Exercise task =
Starting at the first line of the listing below, repeat each line exactly until the line containing "plt.rcParams['font.family'] = ['Liberation", which you include. Leave out pictures.

▬▬▬▬▬▬

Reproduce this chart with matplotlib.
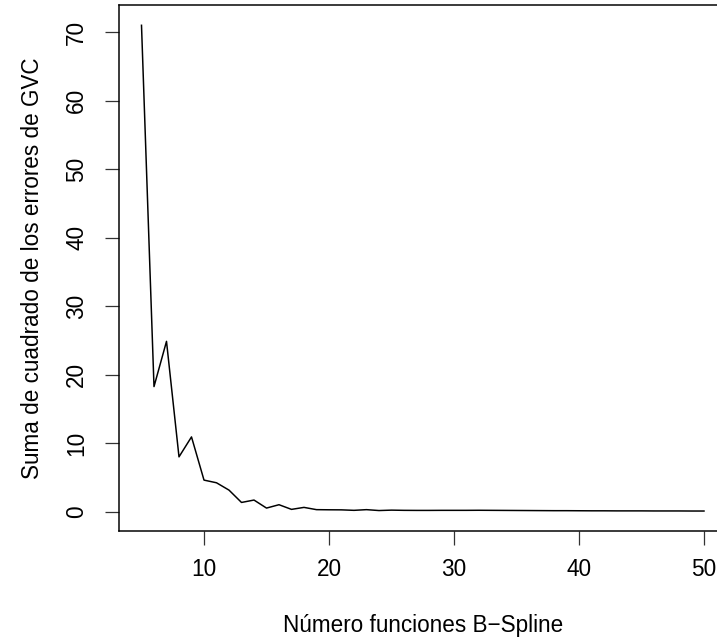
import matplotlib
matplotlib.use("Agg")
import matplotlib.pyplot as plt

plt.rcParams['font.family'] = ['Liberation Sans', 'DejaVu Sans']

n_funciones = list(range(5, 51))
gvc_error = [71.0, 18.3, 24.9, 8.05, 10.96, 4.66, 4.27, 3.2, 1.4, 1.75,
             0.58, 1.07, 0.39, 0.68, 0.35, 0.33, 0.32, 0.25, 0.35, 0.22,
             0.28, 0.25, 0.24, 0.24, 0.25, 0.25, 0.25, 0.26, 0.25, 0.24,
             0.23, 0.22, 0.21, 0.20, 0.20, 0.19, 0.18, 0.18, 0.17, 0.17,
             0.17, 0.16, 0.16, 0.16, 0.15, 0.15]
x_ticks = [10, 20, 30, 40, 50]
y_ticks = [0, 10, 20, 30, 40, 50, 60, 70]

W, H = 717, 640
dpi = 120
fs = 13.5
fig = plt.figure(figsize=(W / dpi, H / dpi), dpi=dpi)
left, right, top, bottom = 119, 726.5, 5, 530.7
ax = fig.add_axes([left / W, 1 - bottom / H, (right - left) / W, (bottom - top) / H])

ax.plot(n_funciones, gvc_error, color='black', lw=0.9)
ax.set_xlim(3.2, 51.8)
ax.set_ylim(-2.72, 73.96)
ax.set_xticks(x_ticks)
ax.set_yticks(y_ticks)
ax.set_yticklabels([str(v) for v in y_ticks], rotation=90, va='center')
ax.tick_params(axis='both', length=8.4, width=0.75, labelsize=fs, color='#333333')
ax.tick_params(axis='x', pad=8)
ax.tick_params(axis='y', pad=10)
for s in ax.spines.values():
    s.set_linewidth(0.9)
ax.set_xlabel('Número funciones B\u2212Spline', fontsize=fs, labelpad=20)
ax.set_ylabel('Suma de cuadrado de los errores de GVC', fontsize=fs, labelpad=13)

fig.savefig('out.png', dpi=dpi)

▬▬▬▬▬▬

Finished task =
Reproduce this chart with matplotlib.
import matplotlib
matplotlib.use("Agg")
import matplotlib.pyplot as plt

plt.rcParams['font.family'] = ['Liberation Sans', 'DejaVu Sans']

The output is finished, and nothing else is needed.